Student loans- $156 a month

That’s over $1,100 a month in debts! No wonder we were so broke!

A few months before my son was born I was in a terrible wreck. Since my car was totaled we had gotten an insurance check. We used that to pay off my husband’s truck, freeing up $300 a month. That got rolled over to debt.

Through the generosity of my parents, we were able to obtain their used vehicle. That eliminated all of our car debt. That was another $300 that got rolled over to debt.

Do you see where I am going with this? By eliminating these expenses and throwing them at our debts, we were able to pay them down. 

Of course, not everyone has the opportunity to cut out a car payment and I understand that. (But since I was left with a permanent and painful leg injury as the result of that wreck, it's not quite a fair trade, okay?) 

I am sure that when you look at the "correct way" to pay off debts, we did some things wrong, but we were clueless about the process. 

We wrote down where our money went. Over $100 for cable. $50 a week eating out at lunch. Our grocery bill could be slashed. We weren’t going to movies because we now had an infant. 

Then Jason got six months of living per diem money for taking his new job. We funneled every extra penny into paying down the credit card bills. Then we whittled away at the student loans. We realized we were paying over $500 in interest alone on those student loans. 

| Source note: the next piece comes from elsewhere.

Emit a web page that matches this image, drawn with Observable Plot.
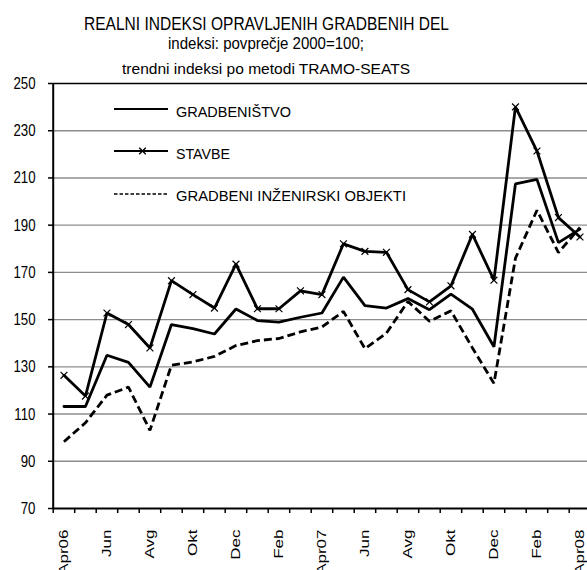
<!DOCTYPE html>
<html><head><meta charset="utf-8">
<script src="https://cdn.jsdelivr.net/npm/d3@7"></script>
<script src="https://cdn.jsdelivr.net/npm/@observablehq/plot@0.6"></script>
<style>
body{margin:0;background:#fff;font-family:"Liberation Sans",Arial,sans-serif;color:#000;}
#wrap{position:relative;width:587px;height:570px;overflow:hidden;}
.tl{position:absolute;white-space:nowrap;line-height:1;transform-origin:0 0;}
#chart{position:absolute;left:0;top:78px;}
.lgt{position:absolute;white-space:nowrap;line-height:1;font-size:15px;transform-origin:0 0;}
.lgs{position:absolute;}
</style></head><body>
<div id="wrap"><div id="title"></div><div id="chart"></div><div id="legend"></div></div>
<script>
const months = ["Apr06","Maj","Jun","Jul","Avg","Sep","Okt","Nov","Dec","Jan","Feb","Mar","Apr07","Maj","Jun","Jul","Avg","Sep","Okt","Nov","Dec","Jan","Feb","Mar","Apr08"];
const tickLabels = ["Apr06","Jun","Avg","Okt","Dec","Feb","Apr07","Jun","Avg","Okt","Dec","Feb","Apr08"];
const gradbenistvo = [113.2,113.2,134.9,131.9,121.4,147.9,146.2,143.9,154.5,149.6,148.9,151.0,152.8,168.0,155.9,154.9,158.9,154.2,160.8,154.4,138.5,207.5,209.4,182.6,188.3];
const stavbe = [126.4,117.6,152.8,147.9,138.0,166.5,160.6,154.9,173.5,154.6,154.6,162.2,160.6,182.1,178.9,178.5,162.7,157.5,164.3,186.1,166.7,240.1,221.4,193.2,185.0];
const inzenirski = [98.3,106.3,118.0,121.4,103.1,130.7,132.1,134.4,139.0,141.1,142.0,144.8,146.9,153.5,137.7,144.3,157.7,149.3,153.7,138.0,123.0,176.0,196.3,178.4,189.0];
const seriesNames = ["GRADBENIŠTVO","STAVBE","GRADBENI INŽENIRSKI OBJEKTI"];
const titleLines = ["REALNI INDEKSI OPRAVLJENIH GRADBENIH DEL","indeksi: povprečje 2000=100;","trendni indeksi po metodi TRAMO-SEATS"];
const yTicks = [70,90,110,130,150,170,190,210,230,250];

const FONT = '"Liberation Sans", Arial, sans-serif';
const data = months.map((m, i) => ({idx: i, month: m, g: gradbenistvo[i], s: stavbe[i], e: inzenirski[i]}));
const xc = d => d.idx + 0.5;

// Title
const titleBox = document.getElementById("title");
const tStyle = [
  {fs: 18.5, base: 31, w: 365},
  {fs: 16, base: 50, w: 196},
  {fs: 15.5, base: 74, w: 288}
];
const titleCenter = 266;
titleLines.forEach((txt, k) => {
  const s = tStyle[k];
  const el = document.createElement("div");
  el.className = "tl";
  el.textContent = txt;
  el.style.fontSize = s.fs + "px";
  el.style.top = (s.base - 0.8465 * s.fs) + "px";
  titleBox.appendChild(el);
  const nat = el.getBoundingClientRect().width;
  const k2 = s.w / nat;
  el.style.left = (titleCenter - s.w / 2) + "px";
  el.style.transform = `scaleX(${k2})`;
});

// Chart
const chart = Plot.plot({
  width: 587,
  height: 492,
  marginTop: 5,
  marginBottom: 62,
  marginLeft: 53,
  marginRight: 0,
  style: {fontFamily: FONT, fontSize: "17px", background: "transparent", color: "#000", overflow: "visible"},
  x: {type: "linear", domain: [0, 25], range: [52.7, 590.2], label: null},
  y: {domain: [70, 250], label: null},
  marks: [
    Plot.gridY(yTicks.filter(v => v > 70 && v < 250), {stroke: "#8c8c8c", strokeOpacity: 1, strokeWidth: 1.4}),
    Plot.ruleY([250], {stroke: "#000", strokeWidth: 1.6}),
    Plot.line(data, {x: xc, y: "e", stroke: "#000", strokeWidth: 2.8, strokeDasharray: "8,4", strokeLinecap: "butt", strokeLinejoin: "miter"}),
    Plot.line(data, {x: xc, y: "g", stroke: "#000", strokeWidth: 2.8, strokeLinejoin: "miter"}),
    Plot.line(data, {x: xc, y: "s", stroke: "#000", strokeWidth: 2.8, strokeLinejoin: "miter"}),
    Plot.dot(data, {x: xc, y: "s", symbol: "times", r: 3.2, stroke: "#000", strokeWidth: 1.2}),
    Plot.ruleX([0], {stroke: "#000", strokeWidth: 2}),
    Plot.ruleY([70], {stroke: "#000", strokeWidth: 2}),
    Plot.axisY(yTicks, {anchor: "left", tickSize: 5, tickPadding: 13, fontSize: 17, label: null, strokeWidth: 1.5}),
    Plot.axisX(d3.range(0, 25), {anchor: "bottom", tickSize: 5, tickFormat: () => "", label: null, strokeWidth: 1.5}),
    Plot.axisX(tickLabels.map((_, k) => 2 * k + 0.5), {anchor: "bottom", tickSize: 0, tickPadding: 21, tickRotate: -90, fontSize: 17, label: null, tickFormat: v => tickLabels[Math.round((v - 0.5) / 2)]})
  ]
});
document.getElementById("chart").appendChild(chart);

function squeeze(t, sx, sy) {
  const tr = t.getAttribute("transform");
  if (tr) t.setAttribute("transform", tr + ` scale(${sx},${sy})`);
  else {
    const x = +t.getAttribute("x") || 0, y = +t.getAttribute("y") || 0;
    t.setAttribute("transform", `translate(${x},${y}) scale(${sx},${sy})`);
    t.removeAttribute("x"); t.removeAttribute("y");
  }
}
chart.querySelectorAll('g[aria-label="y-axis tick label"] text').forEach(t => squeeze(t, 0.78, 1));
chart.querySelectorAll('g[aria-label="x-axis tick label"] text').forEach(t => { if (t.textContent) squeeze(t, 1, 0.7); });

// Legend (inside plot area)
const legend = document.getElementById("legend");
const lgItems = [
  {name: seriesNames[0], cy: 109.3, w: 115, dash: null, sw: 2, mark: false},
  {name: seriesNames[1], cy: 151.3, w: 54, dash: null, sw: 2, mark: true},
  {name: seriesNames[2], cy: 193.5, w: 230, dash: "3.5,2", sw: 1.5, mark: false}
];
lgItems.forEach(it => {
  const sv = d3.create("svg").attr("class", "lgs").attr("width", 56).attr("height", 12)
    .style("left", "113px").style("top", (it.cy - 6) + "px");
  sv.append("line").attr("x1", 1).attr("x2", 55).attr("y1", 6).attr("y2", 6)
    .attr("stroke", "#000").attr("stroke-width", it.sw).attr("stroke-dasharray", it.dash);
  if (it.mark) {
    sv.append("path").attr("d", d3.symbol(d3.symbolTimes, 30)()).attr("transform", "translate(29.5,6)")
      .attr("stroke", "#000").attr("stroke-width", 1.4).attr("fill", "none");
  }
  legend.appendChild(sv.node());
  const el = document.createElement("div");
  el.className = "lgt";
  el.textContent = it.name;
  el.style.left = "176px";
  el.style.top = (it.cy + 1.5 + 5.4 - 0.8465 * 15) + "px";
  legend.appendChild(el);
  const nat = el.getBoundingClientRect().width;
  el.style.transform = `scaleX(${it.w / nat})`;
});
</script>
</body></html>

My husband on the phone with Sallie Mae making his FINAL payment.

It took two solid years and the day we called Sallie Mae (February 24, 2014) to pay off that last debt we almost cried.

“Give yourself a second,” I said to Jason. “Just think that for the first time in eight years of marriage, we have no debt.”

Getting out of debt and staying out of debt is a commitment and a lifelong process and a goal worth working toward. Sending off a last payment on a long, ongoing debt is one of the best feelings in the world. But it comes with sacrifice.

In the future I would love to help my children have a debt-free college education, I want to live without a mortgage one day, and I would like to share the many blessings God has given me with others.

As I told my husband one night at dinner, “you have to sacrifice what you want now for what you want in your future.”

I realized as we were chipping away at the mountain, ours wasn’t a finance issue, it was a heart issue. Our treasures were not in heaven (Matthew 6:20).

I had to learn to be content with what I had. It wasn’t’ always easy, not when I had spend my adult life feeding my wants. But my sister said something to me that struck me and I remind myself of it everyday, “God honors contentment.”

What are some of your financial goals? Are you struggling to live debt free?